Nicht nur für die vermeintliche Unverhältnismäßigkeit dieses Einsatzes wurde die Polizei kritisiert, sondern auch dafür, dass der Hergang zunächst falsch dargestellt wurde. So wurde anfangs behauptet, der Mann sei auf dem Weg ins Krankenhaus verstorben. Tatsächlich wurde aber erst Stunden nach den Schüssen seine Leiche aus der Wohnung abtransportiert. Der Polizeisprecher Lars Byström, der die Falschmeldung herausgab, bedauert dies nun und spricht von einem Irrtum. Sollte dieser Fehler auch noch zu Unruhen geführt haben, sei es umso bedauerlicher – so Byström.
Abgesehen von der Untersuchung der tödlichen Schüsse haben die Ausschreitungen selbst weitere Folgen nach sich gezogen. So wurde am Freitag, den 31. Mai, eine Parlamentsdebatte zu den Geschehnissen der vergangenen Woche anberaumt. Gefordert hatte diese der Vorsitzende der radikal rechtspopulistischen Sverigedemokraterna (SD) Jimmie Åkesson. Auch Justizministerin Beatrice Ask (Moderaterna) stellte sich der Debatte. Zu Beginn der Unruhen wurde kritisiert, dass zunächst von Seiten der Regierung lediglich der Minister für Integration Erik Ullenhag (Folkpartiet) die Geschehnisse kommentierte.
Åkesson machte jetzt während der Debatte deutlich, dass für ihn und seine Partei feststeht, dass die Unruhen Ergebnis der fehlgeschlagenen Integrationspolitik der anderen Parteien sind. Während sich die übrigen Parteien weitestgehend darüber einig waren, dass die Konsequenzen der Unruhen die Überwindung sozialer Ungleichheiten und die Schaffung von Bildungschancen und Perspektiven für alle Menschen in Schweden sein müssten, setzen die SD vor allem auf eine Begrenzung der Migration.
Åkesson meinte weiterhin, dem Problem lägen nicht allein wirtschaftliche und soziale Faktoren zugrunde, sondern auch kulturelle. In Folge der „verantwortungslosen Einwanderungspolitik und anforderungslosen Integrationspolitik“ der letzten Jahre identifizierten sich die Migranten in den Vororten nicht mit der „schwedischen Mehrheitsgesellschaft“.
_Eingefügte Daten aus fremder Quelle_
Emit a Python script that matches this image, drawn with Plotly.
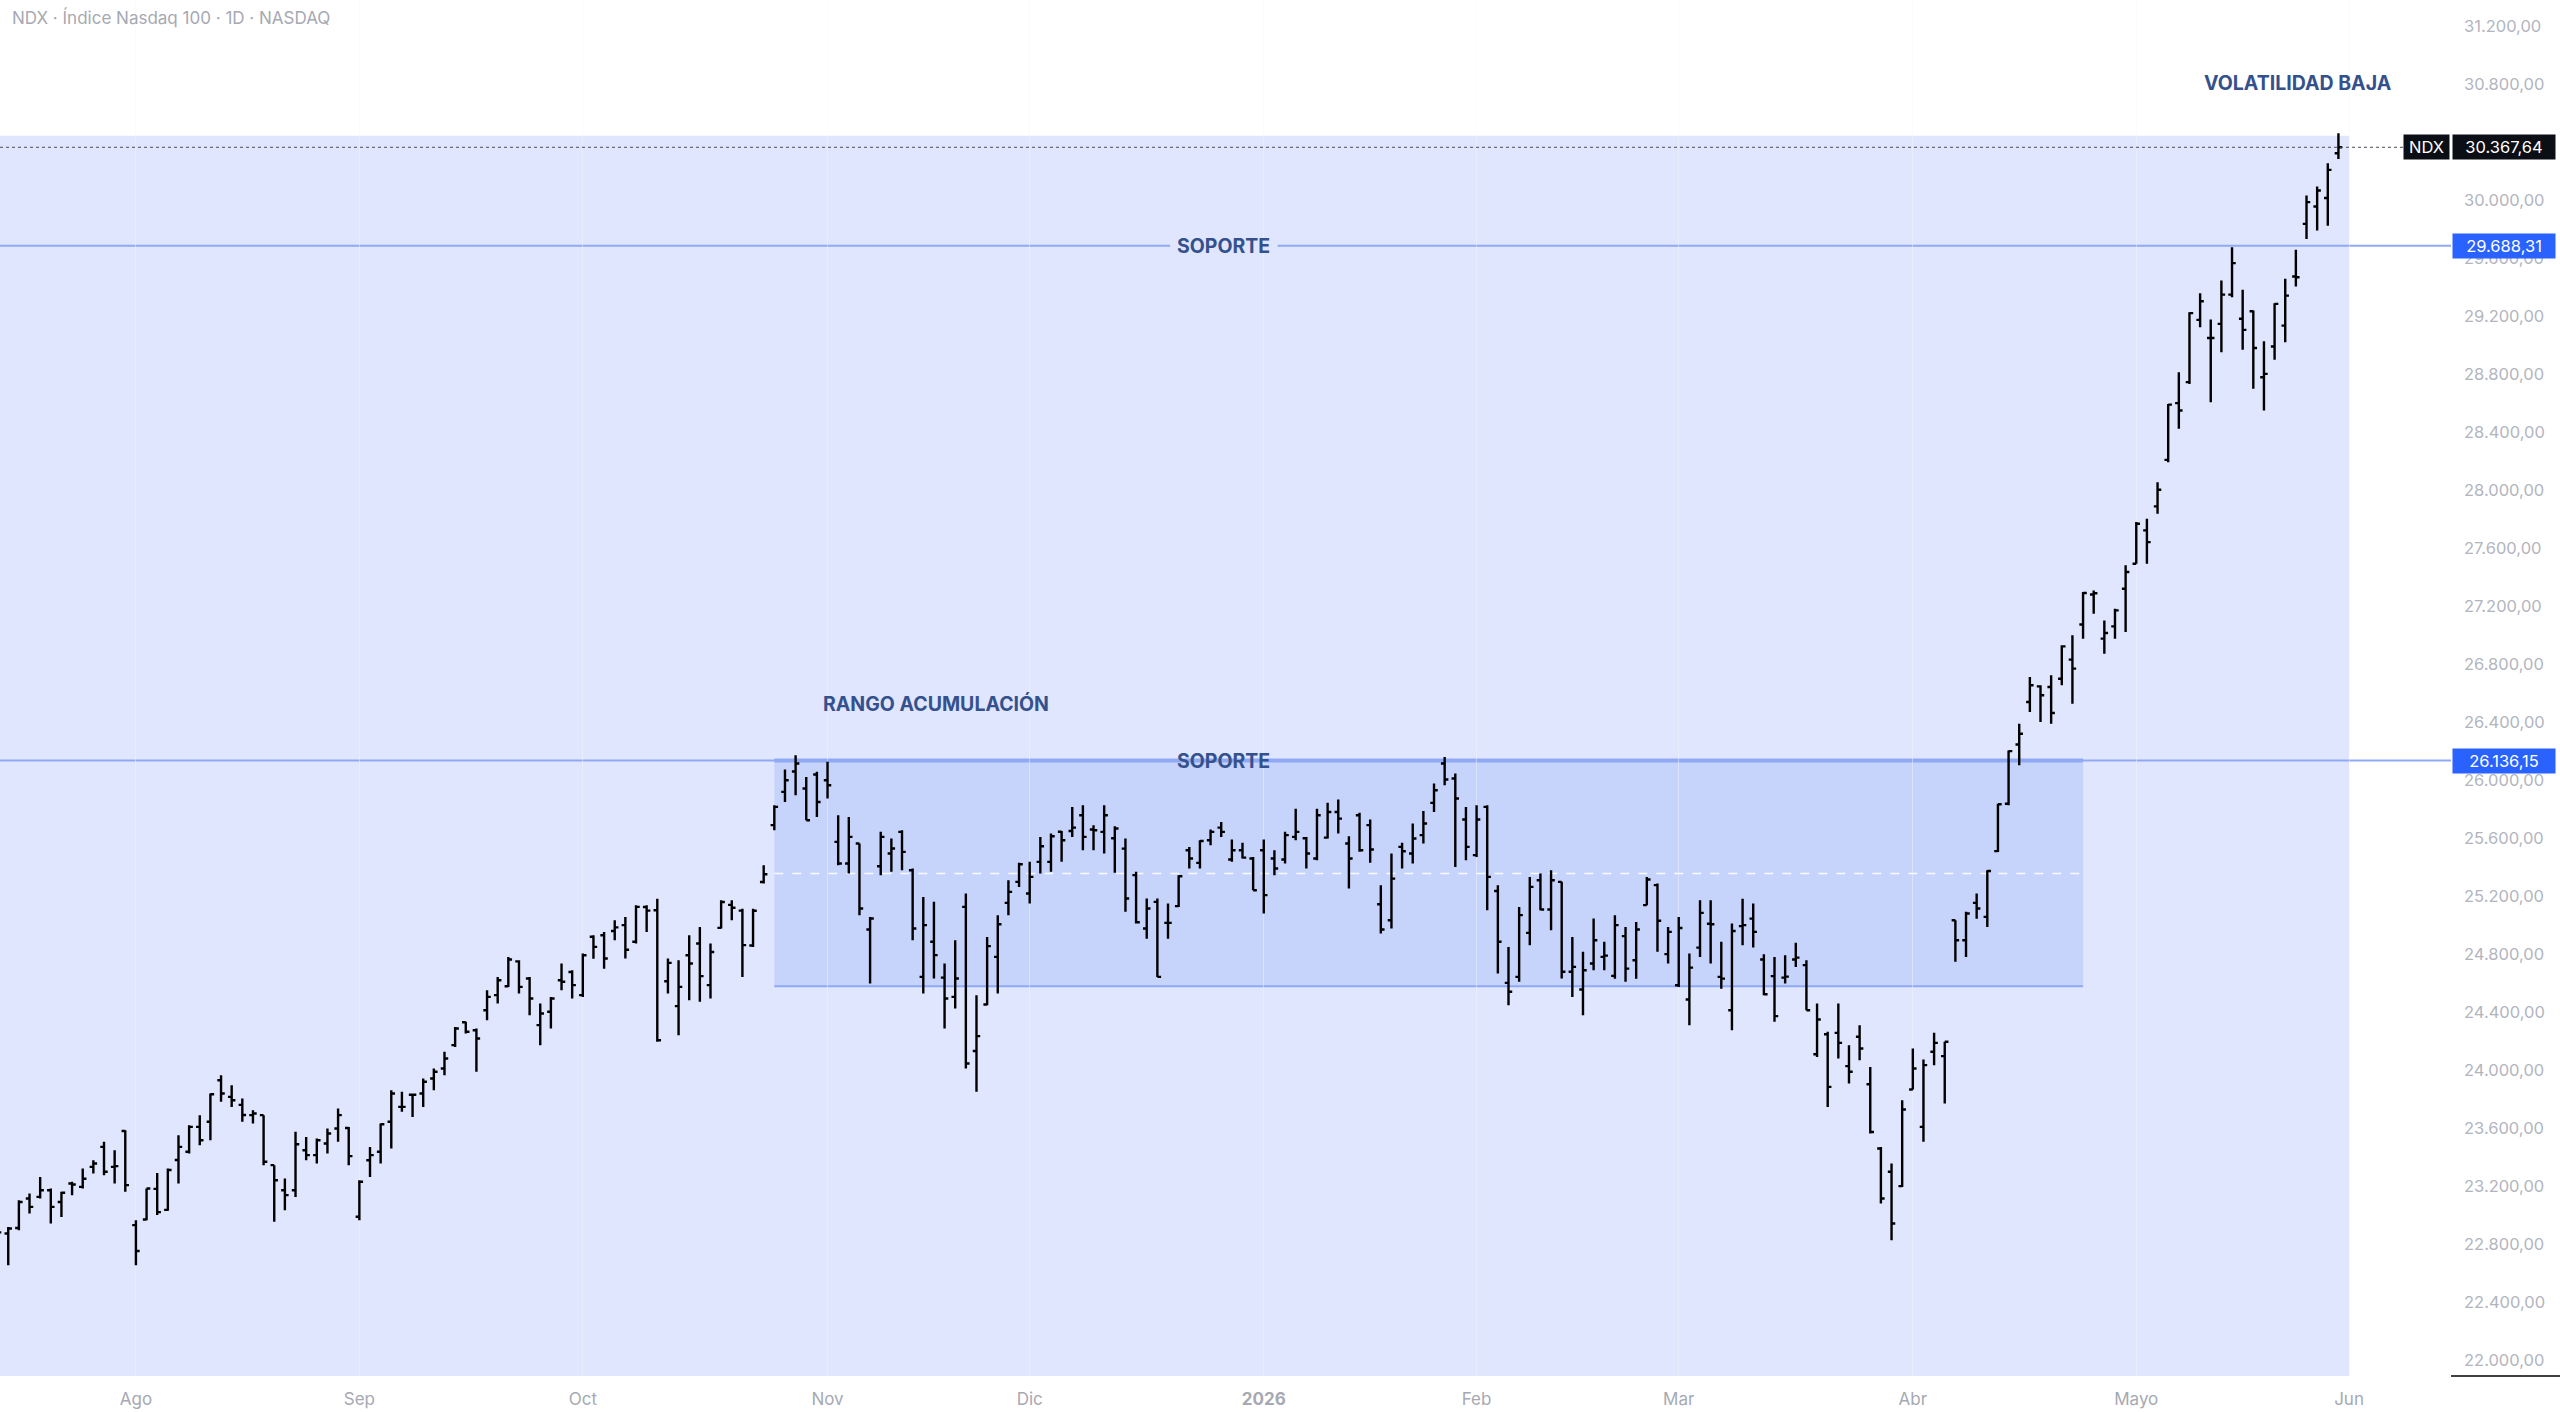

Außerdem verurteilte Åkesson wiederholt die Gewalt der vergangenen Woche und forderte erweiterte Befugnisse der Polizei, die in solchen Situationen mit Nulltoleranz reagieren müsste. Daraufhin meinte der Sozialdemokrat Morgan Johansson, dass Åkesson in diesem Punkt jedwede Glaubwürdigkeit entbehre, da er noch immer jene Politiker in seiner Partei toleriere, die letztes Jahr mit dem sogenannten Eisenstangen-Skandal (järnrörsskandalen) und rassistischen Äußerungen für Aufsehen sorgten. Dies und die Frage, ob er sich von der in den Medien bekannt gewordenen rechtsradikalen Bürgerwehr distanzierte, kommentierte Åkesson jedoch nur mit Kopfschütteln.
Neben der politischen Debatte forderten Wissenschaftler außerdem, dass die Regierung ein Komitee einberufen sollte, welches die Ausschreitungen und auch das Vorgehen der Polizei gründlich untersucht. Laut der Gruppe von internationalen Forschern müsse sich nicht nur die Politik, sondern die gesamte schwedische Gesellschaft die Frage stellen, was es daraus zu lernen gebe und wie solche Ausschreitungen zukünftig zu vermeiden sind.
Eine wissenschaftliche Auseinandersetzung sei wichtig, da sich Parallelen zu ähnlichen Ereignissen aufdrängten. Auch in Paris (2005), Athen (2008) und London (2011) entwickelten sich Unruhen daraus, dass die Polizei in Todesfälle verwickelt war. Zudem hätte man es in „sämtlichen Fällen mit zutiefst segregierten urbanen Milieus“ zu tun, „wo eine tiefe soziale Ungleichheit räumlich Ausdruck in Form einer geteilten Stadt gefunden hat“. Dazu kämen noch Aspekte wie Diskriminierung und Gentrifizierung, die die Situation in den Vororten verschärft hätten.
Unter den Parteien ist man sich über die Relevanz einer solchen Untersuchung noch nicht einig. Während Morgan Johansson (Socialdemokraterna) sie für notwendig hält, bezweifeln die Allianz-Parteien ihren Sinn.